Professional manufacturers run accelerated stability studies-typically at 40°C and 75% relative humidity. This simulates months of shelf life in a matter of weeks.

From this data, they calculate precise overages. Not guesses. Not industry rules of thumb. Actual degradation curves that tell you exactly how much extra to add so the product meets label claims throughout its shelf life.

Environmental Control

Manufacturing in low-humidity environments-keeping relative humidity below 35% during critical stages-prevents moisture problems before they start.

This requires facility investment. HVAC systems. Monitoring. Process controls. It's not cheap, but it prevents moisture-sensitive ingredients from degrading before they're even locked into the gummy matrix.

Layered Release Technology

Some cutting-edge formulations use layering techniques. Immediate-release melatonin in the outer layers helps you fall asleep. Delayed-release L-theanine or magnesium in the core helps you stay asleep.

This mimics natural sleep architecture, but it requires specialized depositing equipment that most co-manufacturers simply don't own.

The Price Tag Tells the Story

Here's what most people don't realize: a properly manufactured sleep gummy should cost more than an equivalent capsule product. Not less.

All those protective technologies, the stability testing, the environmental controls, the calculated overages-they cost real money.

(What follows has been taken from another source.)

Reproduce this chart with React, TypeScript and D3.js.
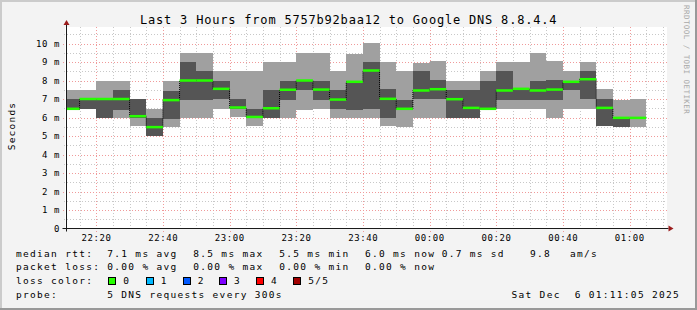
import React from "react";
import * as d3 from "d3";

// ---------- data ----------
const stepEnds = [
  "22:15","22:20","22:25","22:30","22:35","22:40","22:45","22:50","22:55","23:00",
  "23:05","23:10","23:15","23:20","23:25","23:30","23:35","23:40","23:45","23:50",
  "23:55","00:00","00:05","00:10","00:15","00:20","00:25","00:30","00:35","00:40",
  "00:45","00:50","00:55","01:00","01:05",
];
// sorted ping values (ms) per 5-minute step
const pingMin = [
  6.42,6.47,5.96,5.98,5.53,4.99,5.50,5.98,5.98,6.47,
  6.05,5.53,5.98,5.98,6.43,6.47,5.98,5.98,5.98,5.53,
  5.50,5.98,5.98,5.98,5.98,6.42,6.47,6.47,6.47,5.98,
  6.47,6.47,5.53,5.50,5.50,
];
const ping2 = [
  6.42,6.47,5.96,6.43,5.98,4.99,5.94,6.97,6.97,7.00,
  6.47,5.98,5.98,6.95,7.51,6.97,6.47,6.43,6.47,5.98,
  6.43,7.01,7.01,5.98,5.98,6.42,6.97,6.97,6.97,6.97,
  7.46,7.01,5.53,5.50,5.98,
];
const median = [
  6.47,7.00,7.00,7.00,6.07,5.48,6.94,8.00,8.00,7.55,
  6.54,6.03,6.50,7.50,8.00,7.51,6.97,7.93,8.54,7.01,
  6.47,7.46,7.53,6.99,6.52,6.47,7.46,7.55,7.46,7.51,
  7.93,8.07,6.52,5.98,5.98,
];
const ping4 = [
  7.00,7.00,7.00,7.46,7.00,5.98,7.42,8.99,8.54,8.00,
  7.00,6.47,7.46,8.00,8.00,8.00,7.51,8.00,8.99,7.55,
  6.95,8.49,8.04,7.46,7.51,7.96,8.54,7.55,7.96,8.04,
  8.00,8.54,7.01,5.98,5.98,
];
const pingMax = [
  7.50,7.46,8.00,8.00,7.00,6.47,7.96,9.48,9.51,8.54,
  8.49,8.49,8.99,8.99,9.48,9.51,8.54,9.41,10.04,8.99,
  8.54,8.94,9.03,8.00,8.00,8.49,8.99,8.99,9.48,9.03,
  8.49,8.99,7.55,6.92,7.01,
];
const yTickValues = [0,1,2,3,4,5,6,7,8,9,10];
const title = "Last 3 Hours from 5757b92baa12 to Google DNS 8.8.4.4";
const yAxisTitle = "Seconds";
const watermark = "RRDTOOL / TOBI OETIKER";
const rttLabel = "median rtt:";
const rttStats = ["7.1 ms avg","8.5 ms max","5.5 ms min","6.0 ms now","0.7 ms sd","9.8","am/s"];
const lossLabel = "packet loss:";
const lossStats = ["0.00 % avg","0.00 % max","0.00 % min","0.00 % now"];
const lossColorLabel = "loss color:";
const lossColorNames = ["0","1","2","3","4","5/5"];
const lossColorValues = ["#26ff00","#00b8ff","#0059ff","#7e00ff","#ff0000","#a10000"];
const probeLabel = "probe:";
const probeText = "5 DNS requests every 300s";
const stampText = "Sat Dec  6 01:11:05 2025";

// ---------- layout ----------
const W = 697, H = 310;
const PL = 66.5, PR = 666.5, PT = 27, PB = 228.5;
const FONT = "'DejaVu Sans Mono', monospace";
const rttX = [107.3,193.3,279.3,365,441.7,530,570];
const lossX = [107.3,193.3,279.3,365];
const swatchX = [108.3,145.7,182.7,219,256,293.3];

const parseEnd = (s: string) => {
  const [h, m] = s.split(":").map(Number);
  return new Date(2025, 11, h >= 12 ? 5 : 6, h, m, 0);
};

export default function App() {
  const start = new Date(2025, 11, 5, 22, 11, 5);
  const end = new Date(2025, 11, 6, 1, 11, 5);
  const x = d3.scaleTime().domain([start, end]).range([PL, PR]);
  const y = d3.scaleLinear().domain([0, (PB - PT) / 18.5]).range([PB, PT]);

  const bars = stepEnds.map((s, i) => {
    const e = parseEnd(s);
    const x0 = Math.max(x(new Date(e.getTime() - 300000)), PL);
    const x1 = x(e);
    return { x0, x1, p1: pingMin[i], p2: ping2[i], p3: median[i], p4: ping4[i], p5: pingMax[i] };
  });

  const minorX = d3.timeMinute.every(5)!.range(start, end);
  const majorX = d3.timeMinute.every(20)!.range(start, end);
  const minorY = d3.range(1, 22).map((k) => k * 0.5).filter((v) => v % 1 !== 0);
  const majorY = yTickValues.filter((v) => v > 0);

  const stepPts: [number, number][] = bars.map((b) => [b.x0, y(b.p3)]);
  stepPts.push([bars[bars.length - 1].x1, y(bars[bars.length - 1].p3)]);
  const stepPath = d3.line().curve(d3.curveStepAfter)(stepPts) || "";

  const fmt = d3.timeFormat("%H:%M");
  const txt = { fontFamily: FONT, whiteSpace: "pre" as const };

  return (
    <div style={{ position: "absolute", left: 0, top: 0 }}>
      <svg width={W} height={H} style={{ display: "block" }}>
        <rect x={0} y={0} width={W} height={H} fill="#f3f3f3" />
        {/* frame */}
        <rect x={0} y={0} width={W} height={2} fill="#cbcbcb" />
        <rect x={0} y={0} width={2} height={H} fill="#cbcbcb" />
        <rect x={0} y={H - 2} width={W} height={2} fill="#999999" />
        <rect x={W - 2} y={0} width={2} height={H} fill="#999999" />

        {/* canvas */}
        <rect x={PL - 1.5} y={PT} width={PR - PL + 2} height={PB - PT} fill="#ffffff" />

        {/* grid */}
        <g strokeWidth={1} strokeDasharray="1,2" shapeRendering="crispEdges">
          {minorY.map((v) => (
            <line key={"my" + v} x1={PL - 3} x2={PR} y1={Math.round(y(v)) + 0.5} y2={Math.round(y(v)) + 0.5} stroke="#c8c8c8" />
          ))}
          {minorX.filter((t) => t.getMinutes() % 20 !== 0).map((t) => (
            <line key={"mx" + +t} y1={PT} y2={PB + 2} x1={Math.round(x(t)) + 0.5} x2={Math.round(x(t)) + 0.5} stroke="#c8c8c8" />
          ))}
          {majorY.map((v) => (
            <line key={"My" + v} x1={PL - 4} x2={PR} y1={Math.round(y(v)) + 0.5} y2={Math.round(y(v)) + 0.5} stroke="#f09a9a" />
          ))}
          {majorX.map((t) => (
            <line key={"Mx" + +t} y1={PT} y2={PB + 3} x1={Math.round(x(t)) + 0.5} x2={Math.round(x(t)) + 0.5} stroke="#f09a9a" />
          ))}
        </g>

        {/* smoke */}
        <g shapeRendering="crispEdges">
          {bars.map((b, i) => (
            <g key={"b" + i}>
              <rect x={b.x0} width={b.x1 - b.x0} y={y(b.p2)} height={y(b.p1) - y(b.p2)} fill="#a0a0a0" />
              <rect x={b.x0} width={b.x1 - b.x0} y={y(b.p4)} height={y(b.p2) - y(b.p4)} fill="#555555" />
              <rect x={b.x0} width={b.x1 - b.x0} y={y(b.p5)} height={y(b.p4) - y(b.p5)} fill="#a0a0a0" />
            </g>
          ))}
        </g>
        <path d={stepPath} fill="none" stroke="#000" strokeWidth={1} strokeDasharray="1,1" />
        <g>
          {bars.map((b, i) => (
            <rect key={"m" + i} x={b.x0} width={b.x1 - b.x0} y={y(b.p3) - 1.25} height={2.5} fill="#26ff00" />
          ))}
        </g>

        {/* axes */}
        <line x1={PL - 4} x2={PR + 2} y1={PB} y2={PB} stroke="#1a1a1a" strokeWidth={1} />
        <path d={`M${PR + 2},${PB - 3} L${PR + 7},${PB} L${PR + 2},${PB + 3} Z`} fill="#9b1c1c" />
        <line x1={PL} x2={PL} y1={PB + 3} y2={PT - 2} stroke="#1a1a1a" strokeWidth={1} />
        <path d={`M${PL - 3},${PT - 2} L${PL},${PT - 7} L${PL + 3},${PT - 2} Z`} fill="#9b1c1c" />

        {/* y labels */}
        {yTickValues.map((v) => (
          <text key={"yl" + v} x={60} y={y(v) + 3.3} textAnchor="end" fontSize={9} letterSpacing={0.6} style={txt} fill="#000">
            {v === 0 ? "0" : `${v} m`}
          </text>
        ))}
        {/* x labels */}
        {majorX.map((t) => (
          <text key={"xl" + +t} x={x(t) + 0.3} y={241} textAnchor="middle" fontSize={9} letterSpacing={0.6} style={txt} fill="#000">
            {fmt(t)}
          </text>
        ))}

        {/* title */}
        <text x={140} y={24} fontSize={12} letterSpacing={0.8} style={txt} fill="#000">{title}</text>
        <text transform={`translate(15,126) rotate(-90)`} textAnchor="middle" fontSize={9.5} letterSpacing={1.2} style={txt} fill="#000">{yAxisTitle}</text>
        <text transform={`translate(684,5) rotate(90)`} fontSize={7.5} letterSpacing={0.45} style={txt} fill="#a8a8a8">{watermark}</text>

        {/* legend */}
        <g fontSize={9.5} letterSpacing={1.3} fill="#000">
          <text x={16} y={256.8} style={txt}>{rttLabel}</text>
          {rttStats.map((s, i) => (
            <text key={"r" + i} x={rttX[i]} y={256.8} style={txt}>{s}</text>
          ))}
          <text x={16} y={270.3} style={txt}>{lossLabel}</text>
          {lossStats.map((s, i) => (
            <text key={"l" + i} x={lossX[i]} y={270.3} style={txt}>{s}</text>
          ))}
          <text x={16} y={284} style={txt}>{lossColorLabel}</text>
          {lossColorNames.map((s, i) => (
            <g key={"c" + i}>
              <rect x={swatchX[i] + 0.5} y={277.5} width={7} height={7} fill={lossColorValues[i]} stroke="#000" strokeWidth={1} shapeRendering="crispEdges" />
              <text x={swatchX[i] + 15} y={284} style={txt}>{s}</text>
            </g>
          ))}
          <text x={16} y={297.5} style={txt}>{probeLabel}</text>
          <text x={107.3} y={297.5} style={txt}>{probeText}</text>
          <text x={680} y={297.5} textAnchor="end" style={txt}>{stampText}</text>
        </g>
      </svg>
    </div>
  );
}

The economics don't support rock-bottom pricing.

Yet the market expects gummies to be budget-friendly. They're positioned as accessible, fun alternatives to pills. This creates a disconnect between what quality actually costs and what consumers expect to pay.

When you see sleep gummies priced at $12 for a month's supply, that price point is telling you a story:

  • No microencapsulation
  • Minimal or no stability testing
  • Basic overage guesswork
  • Cheaper gelling systems
  • Stripped-down formulations

A properly made sleep gummy might run $25-35 for the same supply. That's not markup-that's the actual cost of doing it right.

What Brands Need to Consider

If you're thinking about launching sleep gummies, the question isn't whether you can make them. Anyone with access to a co-packer can make gummies.

The real questions are:

  • Can you make them properly at a price point the market will actually accept?
  • Are you willing to invest in the technology and testing needed to overcome format limitations?
  • Can you educate your customers on why quality costs more than they might expect?

The brands that succeed in this category aren't necessarily using exotic ingredients or making bold claims. They're investing in formulation science, processing technology, and quality systems that address the fundamental challenges of putting effective doses of sleep ingredients into a gummy format.

The Takeaway

Sleep gummies aren't going anywhere. Consumer preference is powerful, and plenty of people genuinely prefer gummies to swallowing capsules. I get that.

But there's a growing gap between products made with real investment in quality and those just chasing the trend with minimal investment. Understanding the manufacturing challenges helps you spot the difference.

Next time you pick up a bottle of sleep gummies, look past the marketing. Consider what it actually takes to preserve melatonin through high-heat processing. Think about moisture stability. Wonder about whether that magnesium is properly protected or just decomposing slowly in your pantry.

In supplement manufacturing, the format matters just as much as what's listed on the ingredients panel. Sometimes more.

Because you can have the best ingredients in the world, but if your manufacturing process destroys half of them before the product even ships, you're just selling expensive candy with a health claim.

And nobody sleeps better on a sugar high.